**DATASET EXTRACT:**
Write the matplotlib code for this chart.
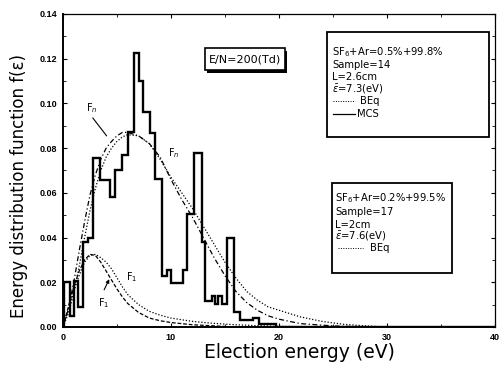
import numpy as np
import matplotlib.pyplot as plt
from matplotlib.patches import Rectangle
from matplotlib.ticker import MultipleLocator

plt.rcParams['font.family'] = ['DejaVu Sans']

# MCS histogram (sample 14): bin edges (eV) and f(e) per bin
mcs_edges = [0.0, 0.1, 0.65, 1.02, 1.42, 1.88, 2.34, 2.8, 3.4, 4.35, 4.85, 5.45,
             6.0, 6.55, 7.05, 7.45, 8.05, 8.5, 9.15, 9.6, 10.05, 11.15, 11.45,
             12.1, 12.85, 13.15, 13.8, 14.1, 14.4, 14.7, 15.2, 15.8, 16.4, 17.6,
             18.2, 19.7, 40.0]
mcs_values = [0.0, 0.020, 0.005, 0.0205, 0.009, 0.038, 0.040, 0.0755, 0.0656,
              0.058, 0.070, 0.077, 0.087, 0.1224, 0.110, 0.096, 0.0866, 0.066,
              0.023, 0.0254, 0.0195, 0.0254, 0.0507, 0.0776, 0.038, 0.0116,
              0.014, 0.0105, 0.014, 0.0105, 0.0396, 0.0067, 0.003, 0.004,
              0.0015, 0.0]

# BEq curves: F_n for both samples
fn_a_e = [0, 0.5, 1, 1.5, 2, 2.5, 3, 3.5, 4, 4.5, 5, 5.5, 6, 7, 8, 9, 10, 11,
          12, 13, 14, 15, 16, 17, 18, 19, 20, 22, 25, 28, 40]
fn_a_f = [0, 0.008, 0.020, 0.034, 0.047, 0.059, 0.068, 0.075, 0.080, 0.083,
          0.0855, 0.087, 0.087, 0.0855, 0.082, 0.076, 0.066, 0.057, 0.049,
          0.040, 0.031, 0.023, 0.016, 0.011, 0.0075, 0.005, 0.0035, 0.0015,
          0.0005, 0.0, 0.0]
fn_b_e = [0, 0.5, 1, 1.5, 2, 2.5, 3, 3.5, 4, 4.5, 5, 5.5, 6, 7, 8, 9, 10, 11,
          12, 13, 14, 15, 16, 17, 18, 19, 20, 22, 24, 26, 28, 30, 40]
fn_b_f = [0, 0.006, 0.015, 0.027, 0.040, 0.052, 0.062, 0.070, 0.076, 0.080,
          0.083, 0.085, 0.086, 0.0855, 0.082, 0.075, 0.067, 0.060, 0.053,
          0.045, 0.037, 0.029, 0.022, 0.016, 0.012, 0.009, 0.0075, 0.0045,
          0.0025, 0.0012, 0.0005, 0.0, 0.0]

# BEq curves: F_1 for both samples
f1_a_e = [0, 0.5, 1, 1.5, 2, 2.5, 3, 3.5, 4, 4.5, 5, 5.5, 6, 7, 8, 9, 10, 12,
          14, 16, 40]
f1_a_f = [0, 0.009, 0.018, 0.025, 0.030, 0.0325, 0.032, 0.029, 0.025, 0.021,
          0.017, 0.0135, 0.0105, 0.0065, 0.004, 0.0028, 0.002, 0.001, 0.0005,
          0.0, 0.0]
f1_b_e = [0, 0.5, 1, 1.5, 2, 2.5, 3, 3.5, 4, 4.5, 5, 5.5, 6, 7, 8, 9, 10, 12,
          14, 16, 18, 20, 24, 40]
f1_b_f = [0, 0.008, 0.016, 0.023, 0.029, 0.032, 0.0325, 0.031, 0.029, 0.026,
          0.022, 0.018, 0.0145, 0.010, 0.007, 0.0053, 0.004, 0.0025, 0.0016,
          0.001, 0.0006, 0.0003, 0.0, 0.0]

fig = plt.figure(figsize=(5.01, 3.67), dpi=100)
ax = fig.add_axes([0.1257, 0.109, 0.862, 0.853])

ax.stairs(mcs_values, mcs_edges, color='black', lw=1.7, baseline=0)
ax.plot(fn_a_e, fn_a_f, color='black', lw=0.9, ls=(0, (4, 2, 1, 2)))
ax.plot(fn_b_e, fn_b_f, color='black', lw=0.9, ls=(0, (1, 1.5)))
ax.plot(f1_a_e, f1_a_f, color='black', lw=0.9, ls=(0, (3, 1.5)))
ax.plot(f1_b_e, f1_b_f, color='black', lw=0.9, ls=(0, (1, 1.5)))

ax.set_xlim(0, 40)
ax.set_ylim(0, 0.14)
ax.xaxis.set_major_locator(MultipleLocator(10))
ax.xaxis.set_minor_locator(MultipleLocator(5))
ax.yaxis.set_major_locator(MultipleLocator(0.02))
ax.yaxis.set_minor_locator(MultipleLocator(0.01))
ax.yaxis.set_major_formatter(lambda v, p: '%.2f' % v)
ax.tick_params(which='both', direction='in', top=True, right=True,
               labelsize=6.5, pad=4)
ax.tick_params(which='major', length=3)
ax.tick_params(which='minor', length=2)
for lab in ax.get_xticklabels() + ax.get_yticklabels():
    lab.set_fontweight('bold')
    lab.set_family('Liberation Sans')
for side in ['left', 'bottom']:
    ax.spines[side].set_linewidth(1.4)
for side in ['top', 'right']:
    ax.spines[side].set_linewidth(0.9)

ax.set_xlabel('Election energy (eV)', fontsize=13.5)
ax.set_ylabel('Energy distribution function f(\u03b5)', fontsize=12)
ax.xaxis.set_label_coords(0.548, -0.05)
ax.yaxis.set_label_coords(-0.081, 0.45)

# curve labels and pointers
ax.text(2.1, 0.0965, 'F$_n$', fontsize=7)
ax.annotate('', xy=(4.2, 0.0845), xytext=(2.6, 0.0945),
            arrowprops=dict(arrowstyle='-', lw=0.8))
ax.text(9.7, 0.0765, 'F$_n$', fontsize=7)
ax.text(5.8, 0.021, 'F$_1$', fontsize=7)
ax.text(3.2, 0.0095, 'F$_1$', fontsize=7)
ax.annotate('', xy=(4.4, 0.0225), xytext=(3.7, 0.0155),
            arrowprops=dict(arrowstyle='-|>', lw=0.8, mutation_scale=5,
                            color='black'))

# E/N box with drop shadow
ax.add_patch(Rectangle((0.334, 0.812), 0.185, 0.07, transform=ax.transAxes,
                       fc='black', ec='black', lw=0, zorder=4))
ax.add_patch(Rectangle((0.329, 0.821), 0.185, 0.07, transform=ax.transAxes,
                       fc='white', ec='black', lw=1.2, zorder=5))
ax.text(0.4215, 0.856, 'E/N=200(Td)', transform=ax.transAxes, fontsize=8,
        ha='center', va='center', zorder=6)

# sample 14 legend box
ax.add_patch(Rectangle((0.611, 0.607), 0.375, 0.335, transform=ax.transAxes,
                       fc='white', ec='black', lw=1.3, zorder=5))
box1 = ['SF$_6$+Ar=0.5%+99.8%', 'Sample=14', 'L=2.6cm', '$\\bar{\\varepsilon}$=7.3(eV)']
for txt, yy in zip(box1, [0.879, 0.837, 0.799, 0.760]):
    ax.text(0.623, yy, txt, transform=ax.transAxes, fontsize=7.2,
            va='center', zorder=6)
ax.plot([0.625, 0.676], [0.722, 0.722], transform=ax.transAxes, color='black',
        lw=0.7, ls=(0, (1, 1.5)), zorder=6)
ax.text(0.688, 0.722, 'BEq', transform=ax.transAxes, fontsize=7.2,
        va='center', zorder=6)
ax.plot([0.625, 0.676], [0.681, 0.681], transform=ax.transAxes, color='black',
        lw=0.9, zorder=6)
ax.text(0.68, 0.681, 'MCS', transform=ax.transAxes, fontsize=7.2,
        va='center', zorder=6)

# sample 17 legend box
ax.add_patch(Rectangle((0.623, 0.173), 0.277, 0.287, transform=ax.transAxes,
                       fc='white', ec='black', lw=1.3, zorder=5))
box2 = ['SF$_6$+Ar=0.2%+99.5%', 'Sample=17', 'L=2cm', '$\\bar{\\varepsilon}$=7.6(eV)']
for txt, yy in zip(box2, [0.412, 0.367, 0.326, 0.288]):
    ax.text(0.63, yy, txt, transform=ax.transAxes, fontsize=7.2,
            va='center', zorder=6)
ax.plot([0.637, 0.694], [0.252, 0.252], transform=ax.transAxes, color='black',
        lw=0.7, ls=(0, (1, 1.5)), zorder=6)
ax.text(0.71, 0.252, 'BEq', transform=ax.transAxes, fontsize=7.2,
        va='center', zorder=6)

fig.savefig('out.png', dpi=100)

**GIVEN PROBLEM:**
Copy nothing but the lines from the top of the material through the line holding "0.0025, 0.0012, 0.0005, 0.0, 0.0]", exactly as written; omit pictures.

**ANSWER IN FULL:**
Write the matplotlib code for this chart.
import numpy as np
import matplotlib.pyplot as plt
from matplotlib.patches import Rectangle
from matplotlib.ticker import MultipleLocator

plt.rcParams['font.family'] = ['DejaVu Sans']

# MCS histogram (sample 14): bin edges (eV) and f(e) per bin
mcs_edges = [0.0, 0.1, 0.65, 1.02, 1.42, 1.88, 2.34, 2.8, 3.4, 4.35, 4.85, 5.45,
             6.0, 6.55, 7.05, 7.45, 8.05, 8.5, 9.15, 9.6, 10.05, 11.15, 11.45,
             12.1, 12.85, 13.15, 13.8, 14.1, 14.4, 14.7, 15.2, 15.8, 16.4, 17.6,
             18.2, 19.7, 40.0]
mcs_values = [0.0, 0.020, 0.005, 0.0205, 0.009, 0.038, 0.040, 0.0755, 0.0656,
              0.058, 0.070, 0.077, 0.087, 0.1224, 0.110, 0.096, 0.0866, 0.066,
              0.023, 0.0254, 0.0195, 0.0254, 0.0507, 0.0776, 0.038, 0.0116,
              0.014, 0.0105, 0.014, 0.0105, 0.0396, 0.0067, 0.003, 0.004,
              0.0015, 0.0]

# BEq curves: F_n for both samples
fn_a_e = [0, 0.5, 1, 1.5, 2, 2.5, 3, 3.5, 4, 4.5, 5, 5.5, 6, 7, 8, 9, 10, 11,
          12, 13, 14, 15, 16, 17, 18, 19, 20, 22, 25, 28, 40]
fn_a_f = [0, 0.008, 0.020, 0.034, 0.047, 0.059, 0.068, 0.075, 0.080, 0.083,
          0.0855, 0.087, 0.087, 0.0855, 0.082, 0.076, 0.066, 0.057, 0.049,
          0.040, 0.031, 0.023, 0.016, 0.011, 0.0075, 0.005, 0.0035, 0.0015,
          0.0005, 0.0, 0.0]
fn_b_e = [0, 0.5, 1, 1.5, 2, 2.5, 3, 3.5, 4, 4.5, 5, 5.5, 6, 7, 8, 9, 10, 11,
          12, 13, 14, 15, 16, 17, 18, 19, 20, 22, 24, 26, 28, 30, 40]
fn_b_f = [0, 0.006, 0.015, 0.027, 0.040, 0.052, 0.062, 0.070, 0.076, 0.080,
          0.083, 0.085, 0.086, 0.0855, 0.082, 0.075, 0.067, 0.060, 0.053,
          0.045, 0.037, 0.029, 0.022, 0.016, 0.012, 0.009, 0.0075, 0.0045,
          0.0025, 0.0012, 0.0005, 0.0, 0.0]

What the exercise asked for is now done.